Stated problem >> Where a line contains the string "this", copy that line.
>> BEGIN Data for processing
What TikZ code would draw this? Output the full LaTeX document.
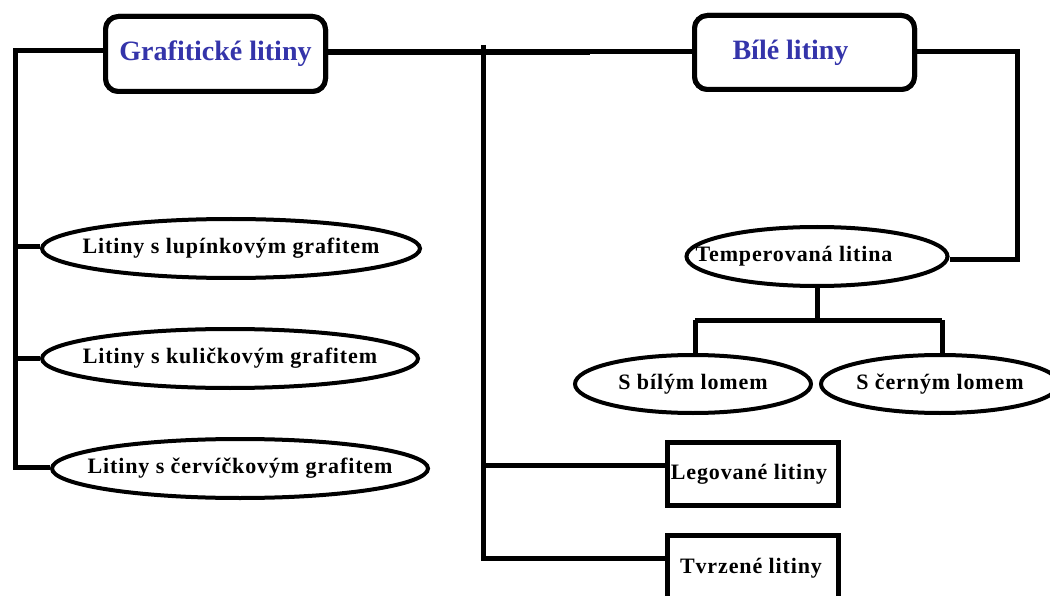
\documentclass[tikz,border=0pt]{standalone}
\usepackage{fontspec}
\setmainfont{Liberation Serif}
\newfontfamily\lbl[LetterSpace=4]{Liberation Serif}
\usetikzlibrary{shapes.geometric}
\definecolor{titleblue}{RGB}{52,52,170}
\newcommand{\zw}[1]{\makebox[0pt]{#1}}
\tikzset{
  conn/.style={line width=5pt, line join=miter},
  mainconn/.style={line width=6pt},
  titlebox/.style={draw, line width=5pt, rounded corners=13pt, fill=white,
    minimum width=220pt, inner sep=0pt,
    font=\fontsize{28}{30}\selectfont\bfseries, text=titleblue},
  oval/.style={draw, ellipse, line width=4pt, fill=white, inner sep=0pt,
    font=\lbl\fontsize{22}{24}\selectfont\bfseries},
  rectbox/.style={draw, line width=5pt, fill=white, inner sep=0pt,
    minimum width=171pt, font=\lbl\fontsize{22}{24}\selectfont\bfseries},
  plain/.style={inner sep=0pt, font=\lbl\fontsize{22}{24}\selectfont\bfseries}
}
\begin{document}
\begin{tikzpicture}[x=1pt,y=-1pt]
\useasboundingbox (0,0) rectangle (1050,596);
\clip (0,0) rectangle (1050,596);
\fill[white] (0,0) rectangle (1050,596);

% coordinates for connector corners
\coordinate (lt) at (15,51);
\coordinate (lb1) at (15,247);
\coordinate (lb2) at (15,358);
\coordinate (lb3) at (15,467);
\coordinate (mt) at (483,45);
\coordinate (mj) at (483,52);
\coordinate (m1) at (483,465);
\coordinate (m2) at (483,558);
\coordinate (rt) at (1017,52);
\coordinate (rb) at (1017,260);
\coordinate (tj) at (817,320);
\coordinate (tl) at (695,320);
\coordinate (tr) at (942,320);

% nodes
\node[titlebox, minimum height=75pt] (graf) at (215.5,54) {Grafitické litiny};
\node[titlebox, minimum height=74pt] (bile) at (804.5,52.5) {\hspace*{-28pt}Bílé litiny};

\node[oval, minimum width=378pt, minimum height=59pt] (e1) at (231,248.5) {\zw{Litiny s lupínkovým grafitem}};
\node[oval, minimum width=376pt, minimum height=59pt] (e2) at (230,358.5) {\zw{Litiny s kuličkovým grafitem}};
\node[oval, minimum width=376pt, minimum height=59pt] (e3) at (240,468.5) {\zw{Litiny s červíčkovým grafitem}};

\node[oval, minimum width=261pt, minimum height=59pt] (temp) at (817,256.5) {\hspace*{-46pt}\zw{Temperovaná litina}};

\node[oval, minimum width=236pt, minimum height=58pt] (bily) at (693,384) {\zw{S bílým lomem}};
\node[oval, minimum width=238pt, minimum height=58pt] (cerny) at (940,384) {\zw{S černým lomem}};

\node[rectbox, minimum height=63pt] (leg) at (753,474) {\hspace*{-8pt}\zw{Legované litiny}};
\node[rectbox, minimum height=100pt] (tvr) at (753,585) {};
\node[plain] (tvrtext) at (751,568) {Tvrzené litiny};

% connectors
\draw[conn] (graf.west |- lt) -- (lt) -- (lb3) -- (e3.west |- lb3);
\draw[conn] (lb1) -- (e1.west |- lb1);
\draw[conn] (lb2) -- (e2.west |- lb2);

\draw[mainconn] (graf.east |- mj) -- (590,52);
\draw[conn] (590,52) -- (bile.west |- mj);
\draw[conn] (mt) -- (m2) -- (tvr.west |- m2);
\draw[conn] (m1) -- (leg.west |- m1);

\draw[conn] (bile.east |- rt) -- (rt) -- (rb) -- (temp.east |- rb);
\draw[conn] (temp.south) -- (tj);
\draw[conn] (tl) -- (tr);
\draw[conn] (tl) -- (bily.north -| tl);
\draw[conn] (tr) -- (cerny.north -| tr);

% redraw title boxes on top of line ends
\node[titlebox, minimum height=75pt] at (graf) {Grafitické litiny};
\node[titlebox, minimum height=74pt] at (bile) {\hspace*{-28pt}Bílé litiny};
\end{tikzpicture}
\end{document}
>> END Data for processing
>> BEGIN Data for processing
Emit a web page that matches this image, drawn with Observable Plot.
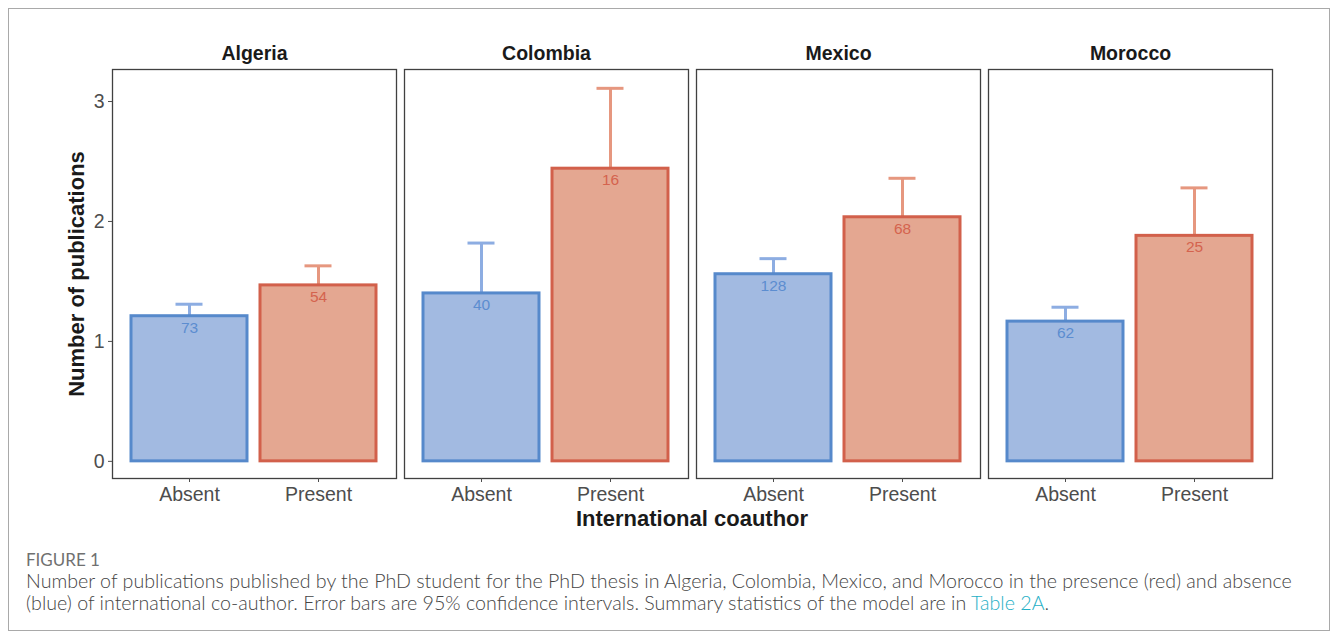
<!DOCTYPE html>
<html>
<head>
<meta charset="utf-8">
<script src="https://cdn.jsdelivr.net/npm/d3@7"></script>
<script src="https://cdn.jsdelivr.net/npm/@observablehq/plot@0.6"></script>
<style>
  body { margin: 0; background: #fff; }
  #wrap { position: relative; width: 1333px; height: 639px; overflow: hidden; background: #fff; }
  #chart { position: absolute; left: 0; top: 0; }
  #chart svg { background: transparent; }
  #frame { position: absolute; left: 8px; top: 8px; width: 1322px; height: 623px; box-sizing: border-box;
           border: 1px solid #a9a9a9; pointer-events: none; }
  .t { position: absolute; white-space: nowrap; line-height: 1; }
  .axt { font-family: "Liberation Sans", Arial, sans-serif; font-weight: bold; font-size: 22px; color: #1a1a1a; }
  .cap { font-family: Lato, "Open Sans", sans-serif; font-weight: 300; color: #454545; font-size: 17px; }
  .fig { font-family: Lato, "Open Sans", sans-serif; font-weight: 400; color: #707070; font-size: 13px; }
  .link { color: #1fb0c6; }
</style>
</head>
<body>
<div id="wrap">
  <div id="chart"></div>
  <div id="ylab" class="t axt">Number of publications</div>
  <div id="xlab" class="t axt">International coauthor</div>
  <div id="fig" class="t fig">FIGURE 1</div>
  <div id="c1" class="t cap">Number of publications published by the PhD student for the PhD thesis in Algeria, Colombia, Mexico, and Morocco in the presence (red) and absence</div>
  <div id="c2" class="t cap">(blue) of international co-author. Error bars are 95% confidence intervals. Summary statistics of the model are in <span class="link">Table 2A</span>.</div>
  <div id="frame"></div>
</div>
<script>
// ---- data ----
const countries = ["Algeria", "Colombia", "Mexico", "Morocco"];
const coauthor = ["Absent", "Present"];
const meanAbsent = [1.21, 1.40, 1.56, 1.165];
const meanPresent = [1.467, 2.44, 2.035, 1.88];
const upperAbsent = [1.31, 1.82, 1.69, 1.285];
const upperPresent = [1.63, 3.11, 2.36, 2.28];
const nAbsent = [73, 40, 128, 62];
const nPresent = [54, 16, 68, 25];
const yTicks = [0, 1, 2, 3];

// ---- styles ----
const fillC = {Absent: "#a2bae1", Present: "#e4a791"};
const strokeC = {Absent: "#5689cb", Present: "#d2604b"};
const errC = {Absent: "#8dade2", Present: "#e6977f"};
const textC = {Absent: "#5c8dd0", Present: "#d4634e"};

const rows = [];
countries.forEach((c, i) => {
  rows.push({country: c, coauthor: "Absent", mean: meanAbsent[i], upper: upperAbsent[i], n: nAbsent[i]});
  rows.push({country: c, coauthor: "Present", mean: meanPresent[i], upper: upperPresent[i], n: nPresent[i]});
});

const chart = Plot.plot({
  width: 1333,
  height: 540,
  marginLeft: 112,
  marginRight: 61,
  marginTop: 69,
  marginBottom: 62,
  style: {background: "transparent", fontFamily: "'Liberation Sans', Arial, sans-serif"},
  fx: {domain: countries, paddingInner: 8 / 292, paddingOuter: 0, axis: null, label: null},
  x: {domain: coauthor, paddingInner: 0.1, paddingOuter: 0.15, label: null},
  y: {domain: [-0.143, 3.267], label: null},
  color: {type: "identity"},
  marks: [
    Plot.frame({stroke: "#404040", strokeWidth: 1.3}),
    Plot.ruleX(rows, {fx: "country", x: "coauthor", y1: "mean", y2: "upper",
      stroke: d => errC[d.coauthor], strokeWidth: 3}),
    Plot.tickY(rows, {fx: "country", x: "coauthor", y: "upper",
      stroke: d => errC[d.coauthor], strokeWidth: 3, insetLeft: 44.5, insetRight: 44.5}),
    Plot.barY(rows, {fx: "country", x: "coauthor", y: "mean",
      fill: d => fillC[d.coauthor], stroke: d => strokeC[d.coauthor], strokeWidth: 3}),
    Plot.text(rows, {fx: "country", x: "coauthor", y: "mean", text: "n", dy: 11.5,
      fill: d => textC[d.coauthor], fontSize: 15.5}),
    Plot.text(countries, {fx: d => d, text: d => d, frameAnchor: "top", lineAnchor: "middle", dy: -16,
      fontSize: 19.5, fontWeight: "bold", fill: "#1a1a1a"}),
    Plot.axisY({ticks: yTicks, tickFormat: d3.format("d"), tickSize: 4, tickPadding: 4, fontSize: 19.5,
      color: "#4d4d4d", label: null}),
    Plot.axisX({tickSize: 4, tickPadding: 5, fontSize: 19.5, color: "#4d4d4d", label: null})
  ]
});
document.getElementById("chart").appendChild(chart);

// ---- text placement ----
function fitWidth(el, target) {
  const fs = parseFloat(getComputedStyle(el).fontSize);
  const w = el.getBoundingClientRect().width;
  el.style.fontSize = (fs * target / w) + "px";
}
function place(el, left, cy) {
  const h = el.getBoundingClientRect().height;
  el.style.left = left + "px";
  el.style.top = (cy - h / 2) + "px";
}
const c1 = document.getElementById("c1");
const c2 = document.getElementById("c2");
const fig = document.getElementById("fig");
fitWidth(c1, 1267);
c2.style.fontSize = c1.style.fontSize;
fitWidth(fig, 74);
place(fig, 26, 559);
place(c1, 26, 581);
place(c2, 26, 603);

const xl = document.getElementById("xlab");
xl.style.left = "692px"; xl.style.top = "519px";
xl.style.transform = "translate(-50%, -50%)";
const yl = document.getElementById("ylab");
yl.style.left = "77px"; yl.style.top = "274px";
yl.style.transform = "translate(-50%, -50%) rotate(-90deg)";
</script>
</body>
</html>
>> END Data for processing
Task response >>
What TikZ code would draw this? Output the full LaTeX document.
Emit a web page that matches this image, drawn with Observable Plot.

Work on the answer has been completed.